Vucic "stunned Serbians and outside observers" with PM pick

When President Aleksandar Vucic recently nominated Ana Brnabic as Serbia's PM-designate, he "stunned Serbians and outside observers alike."

Source: Tanjug
(Tanjug, file)
(Tanjug, file)

This is according to an editorial piece published in the New York Times under the headline, "Progress on gay rights in Serbia, with a catch."

Tanjug quotes the article, which observed that if elected in the National Assembly Brbabic, "who only entered politics last year when Vucic named her a minister of public administration and local government" would now "secure a double first for Serbia, which has never been led by a woman or by someone who is openly gay."

There is every reason to suspect that the choice of Brnabic is a decoy move, continues the US daily, and adds: "Vucic may be trying to calm European concerns as Serbia moves toward membership in the European Union, while he continues to cozy up to Russia and beef up Serbia’s military."

Brnabic is quoted as saying that if elected, she would "run the government with dedication and responsibility."
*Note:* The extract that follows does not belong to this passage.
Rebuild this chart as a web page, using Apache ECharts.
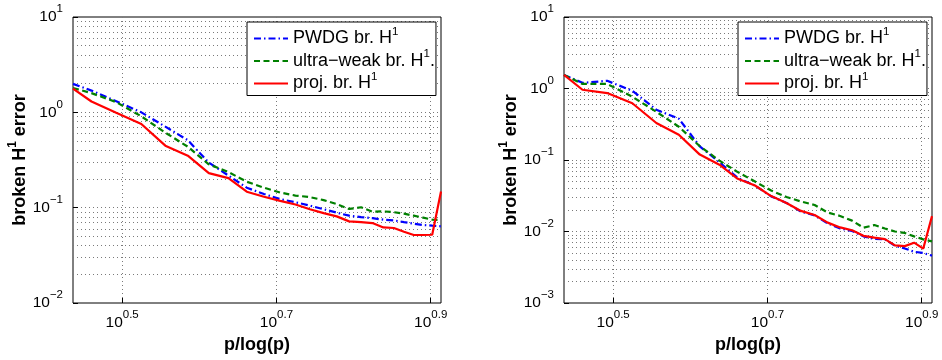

"Indeed, if Brnabic were allowed to exercise the rightful powers of her office and run Serbia’s government, it would send a powerful signal that it is time for Serbia - and the rest of the world - to move beyond old prejudices," the New York Times article says, and notes that the goal will be "sadly compromised if Brnabic is approved only to become the tool of an autocrat, or discarded to further Vucic’s sweeping political ambitions."

The article states that the nomination "will have the backing of 100 members of parliament who are in Vucic’s SNS party, but 26 more votes are needed to secure a majority."

"Opposition lawmakers, in a country where about half of the people believe homosexuality is an illness, are balking at approving a lesbian," according to the New York Times.